Bendinelli: allenare la mente per conoscersi e superare i propri limiti

Il cervello è un organo che va allenato come un muscolo e il suo funzionamento va ottimizzato per migliorare la performance sportiva. Ma per allenarlo devi innanzitutto conoscerlo. La lezione arriva dalla Formula 1, con il dottor Riccardo Ceccarelli che ha un’esperienza ultratrentennale nel mondo dei motori, da quando nel 1989 misurò per la prima volta i battiti cardiaci di Ivan Capelli in gara a Hockenheim (una media di 173 al minuto per quasi un’ora e mezzo di gara). Da allora ha lavorato con 75 piloti, da Capelli ad Alboreto, da Alesi a Trulli, da Alonso a Kubica solo per citare i più famosi. E ha scoperto che i piloti di Formula 1 consumano un quarto di energia cerebrale rispetto a persone della stessa età sottoposte allo stesso tipo di test e riescono così a sopportare meglio la pressione e lo stress fisico di un Gran Premio. “Per potenzialità Kubica è il migliore”, il suo verdetto.

Il dottor Riccardo Ceccarelli studia da 30 anni i piloti di Formula 1

In Versilia, a due passi da Viareggio, Ceccarelli ha creato Formula Medicine, una struttura all’avanguardia con preparatori atletici, fisioterapisti, medici e psicologi che curano la preparazione dei piloti e che stanno cominciando a lavorare nel calcio, nel tennis e anche nel mondo del golf. “Sono venuti da noi un professionista spagnolo e il professionista italiano Carlo Casalegno – spiega Ceccarelli – e siamo in trattativa con l’Academy Tpi di San Diego che è interessata ai nostri metodi di allenamento”. Formula Medicine ha una palestra mentale, la prima al mondo: la Mental Economy Gym è stata inaugurata nel marzo 2016 e ampliata alla fine dello scorso anno, con multischermi collegati a caschi cerebrali e joystick, pannelli touch screen per valutare e migliorare la performance mentale dell’atleta.
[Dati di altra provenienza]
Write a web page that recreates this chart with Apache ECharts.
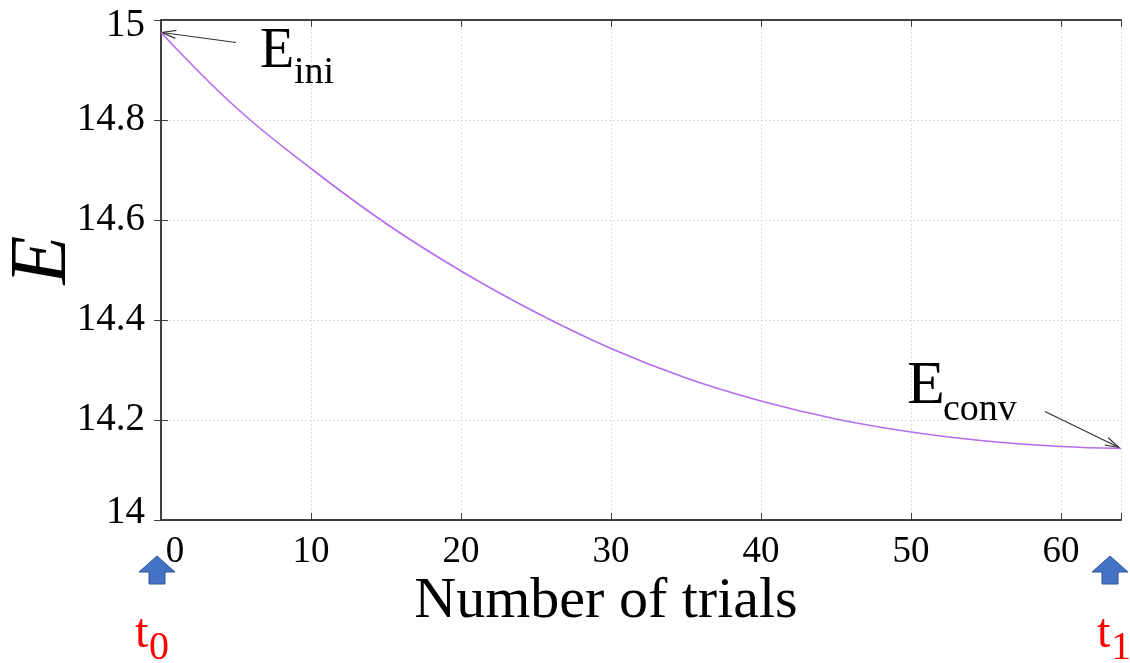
<!DOCTYPE html>
<html>
<head>
<meta charset="utf-8">
<script src="https://cdn.jsdelivr.net/npm/echarts@6/dist/echarts.min.js"></script>
<style>
html,body{margin:0;padding:0;background:#fff;}
#main{width:1130px;height:663px;}
</style>
</head>
<body>
<div id="main"></div>
<script>
// trials and energy
var trials = [0, 5, 10, 15, 20, 25, 30, 35, 40, 45, 50, 55, 60, 64];
var energy = [14.975, 14.825, 14.703, 14.593, 14.498, 14.415, 14.343, 14.284, 14.238, 14.202, 14.176, 14.158, 14.147, 14.143];
var xTicks = [0, 10, 20, 30, 40, 50, 60];
var yTicks = [14, 14.2, 14.4, 14.6, 14.8, 15];

var serif = "'Liberation Serif', 'DejaVu Serif', serif";
var frame = '#404040';

var init = function(){
	var myChart = echarts.init(document.getElementById('main'));
	var points = [];
	for (var i = 0; i < trials.length; i++) {
		points.push([trials[i], energy[i]]);
	}

	var option = {
		backgroundColor: '#fff',
		animation: false,
		grid: {left: 161, right: 9, top: 20, bottom: 143, outerBoundsMode: 'none'},
		xAxis: [{
			type: 'value',
			min: 0, max: 64, interval: 10,
			name: 'Number of trials',
			nameLocation: 'middle',
			nameGap: 53,
			nameMoveOverlap: false,
			nameTextStyle: {fontFamily: serif, fontSize: 58, color: '#000', padding: [0, 70, 0, 0]},
			axisLine: {lineStyle: {color: frame, width: 2}},
			axisTick: {inside: true, length: 7, lineStyle: {color: frame, width: 1}},
			axisLabel: {
				margin: 14,
				fontFamily: serif, fontSize: 37, color: '#000',
				formatter: function(v){
					if (xTicks.indexOf(v) < 0) return '';
					return v === 0 ? '{z|0}' : String(v);
				},
				rich: {z: {fontFamily: serif, fontSize: 37, color: '#000', padding: [0, 0, 0, 28]}}
			},
			splitLine: {show: true, lineStyle: {color: '#dcdcdc', type: [2, 2], width: 1}}
		}, {
			type: 'value', position: 'top',
			min: 0, max: 64, interval: 10,
			axisLine: {lineStyle: {color: frame, width: 2}},
			axisTick: {inside: true, length: 7, lineStyle: {color: frame}},
			axisLabel: {show: false},
			splitLine: {show: false}
		}],
		yAxis: [{
			type: 'value',
			min: 14, max: 15, interval: 0.2,
			name: 'E',
			nameLocation: 'middle',
			nameGap: 77,
			nameRotate: 90,
			nameMoveOverlap: false,
			nameTextStyle: {fontFamily: serif, fontStyle: 'italic', fontSize: 80, color: '#000', padding: [0, 0, 0, 20]},
			axisLine: {show: true, lineStyle: {color: frame, width: 2}},
			axisTick: {show: true, inside: true, length: 7, lineStyle: {color: frame}},
			axisLabel: {
				margin: 16,
				fontFamily: serif, fontSize: 39, color: '#000',
				formatter: function(v){
					var s = String(Math.round(v * 10) / 10);
					if (v >= 14.999) return '{t|' + s + '}';
					if (v <= 14.001) return '{b|' + s + '}';
					return s;
				},
				rich: {
					t: {fontFamily: serif, fontSize: 39, color: '#000', padding: [12, 0, 0, 0]},
					b: {fontFamily: serif, fontSize: 39, color: '#000', padding: [0, 0, 14, 0]}
				}
			},
			splitLine: {show: true, lineStyle: {color: '#dcdcdc', type: [2, 2], width: 1}}
		}, {
			type: 'value', position: 'right',
			min: 14, max: 15, interval: 0.2,
			axisLine: {show: true, lineStyle: {color: frame, width: 2}},
			axisTick: {show: true, inside: true, length: 7, lineStyle: {color: frame}},
			axisLabel: {show: false},
			splitLine: {show: false}
		}],
		series: [{
			type: 'line',
			data: points,
			smooth: 0.4,
			showSymbol: false,
			lineStyle: {color: '#B66CEE', width: 1.6}
		}]
	};
	myChart.setOption(option);

	// annotations hooked to the first and last points
	var p0 = myChart.convertToPixel({gridIndex: 0}, points[0]);
	var p1 = myChart.convertToPixel({gridIndex: 0}, points[points.length - 1]);
	var base = myChart.convertToPixel({gridIndex: 0}, [0, 14]);

	function arrowLine(tail, tip){
		var dx = tip[0] - tail[0], dy = tip[1] - tail[1];
		var len = Math.sqrt(dx * dx + dy * dy);
		var ux = dx / len, uy = dy / len;
		var h = 14, w = 4;
		var a = [tip[0] - ux * h - uy * w, tip[1] - uy * h + ux * w];
		var b = [tip[0] - ux * h + uy * w, tip[1] - uy * h - ux * w];
		return [
			{type: 'polyline', shape: {points: [tail, tip]}, style: {stroke: '#333', lineWidth: 1.2, fill: null}},
			{type: 'polyline', shape: {points: [a, tip, b]}, style: {stroke: '#333', lineWidth: 1.2, fill: null}}
		];
	}

	// big letter with a subscript; dx/dy place the subscript
	function sub(x, y, big, small, size, subSize, dx, dy, color){
		return [
			{type: 'text', x: x, y: y, style: {text: big, fontFamily: serif, fontSize: size, fill: color, verticalAlign: 'middle'}},
			{type: 'text', x: x + dx, y: y + dy, style: {text: small, fontFamily: serif, fontSize: subSize, fill: color, verticalAlign: 'middle'}}
		];
	}

	function blueArrow(cx){
		var top = 556;
		return {type: 'polygon', shape: {points: [
			[cx, top], [cx + 18, top + 16], [cx + 8, top + 16], [cx + 8, top + 28],
			[cx - 8, top + 28], [cx - 8, top + 16], [cx - 18, top + 16]
		]}, style: {fill: '#4472C4', stroke: '#2F5597', lineWidth: 1}};
	}

	var g = [];
	g = g.concat(arrowLine([p0[0] + 75, p0[1] + 10], [p0[0] + 1, p0[1]]));
	g = g.concat(arrowLine([p1[0] - 76, p1[1] - 37], [p1[0] - 2, p1[1] - 1]));
	g = g.concat(sub(260, 52, 'E', 'ini', 56, 38, 34, 21, '#000'));
	g = g.concat(sub(907, 387, 'E', 'conv', 62, 38, 36, 23, '#000'));
	g.push(blueArrow(base[0] - 4));
	g.push(blueArrow(p1[0] - 11));
	g = g.concat(sub(135, 634, 't', '0', 48, 40, 14, 14, '#FF0000'));
	g = g.concat(sub(1097, 634, 't', '1', 48, 40, 14, 14, '#FF0000'));
	myChart.setOption({graphic: g});
}

init();
</script>
</body>
</html>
Un atleta sottoposto a test di allenamento mentale

Test dell’attenzione, tempi di reazione psicologica, resistenza alla pressione psicologica e test di strategia costituiscono il percorso della Mental Economy Gym, una struttura di circa 140 metri quadri, che consente di ospitare fino a 24 persone contemporaneamente. “Un atleta deve imparare a conoscersi per imparare a gestirsi”. Si parte dai test di pulizia mentale, perché per essere veloce devi essere automatico, e si passa poi alla fase di analisi. “Integriamo la performance con il dispendio energetico. Chi è al top, nello sport così come nella vita perché questo tipo di allenamento è indicato anche per i manager di grandi aziende, ha un’elevata economia cerebrale. Al contrario un alto consumo cerebrale, causato ad esempio da un’eccessiva emotività, provoca stanchezza precoce, tensione muscolare, difficoltà di concentrazione e incapacità decisionale. Quando l’atleta acquisisce il pieno benessere psicologico si passa all’ultima fase, quella dell’efficienza neurale, ossia dell’ottimizzazione del cervello, che riesce a filtrare i pensieri negativi”.

Edoardo Bendinelli, a lungo preparatore e fisioterapista di Fernando Alonso, è uno dei collaboratori di Ceccarelli ed è anche un ottimo golfista: il suo handicap è inferiore a 5. Ha 51 anni e ha iniziato a giocare a golf a 40 anni. “Eravamo con Alonso in Giappone nell’arcipelago di Guam, non sapevamo come passare il tempo e ci ritrovammo in un campo pratica. Presi in mano un ferro 7 ed ebbi quasi un’illuminazione. Da allora ho cominciato a giocare a golf con regolarità”.

Ma quanto incide l’aspetto mentale nel golf?
“Spesso si usa in maniera impropria il termine ‘Non ci stavo con la testa’, soprattutto a livello di golfisti amatoriali e dilettanti. E’ più facile dare la colpa a qualcosa che non si tocca, invece nel golf le tre componenti tecnica, fisica e mentale devono essere allenate in contemporanea. La preparazione mentale è fondamentale per capire e conoscere le proprie capacità tecniche e fisiche e cercare di superare i propri limiti. Il 99% dei golfisti vuole migliorare ma il il 99% non sa come e cosa fare”.
Come può un golfista amatoriale allenare la propria mente?
“Prima di tutto deve conoscere le proprie potenzialità tecniche e atletiche e dominarle, perché spesso non si ha la consapevolezza di come siamo in campo. Poi deve rispondere alla domanda: cosa voglio dalla gara? In base alla risposta cambia anche il modo di giocare. E ricordandosi sempre che non puoi migliorare quello che il fisico non ti fa fare e che il percorso tecnico del golf deve tenere conto dei colpi che sai dominare”.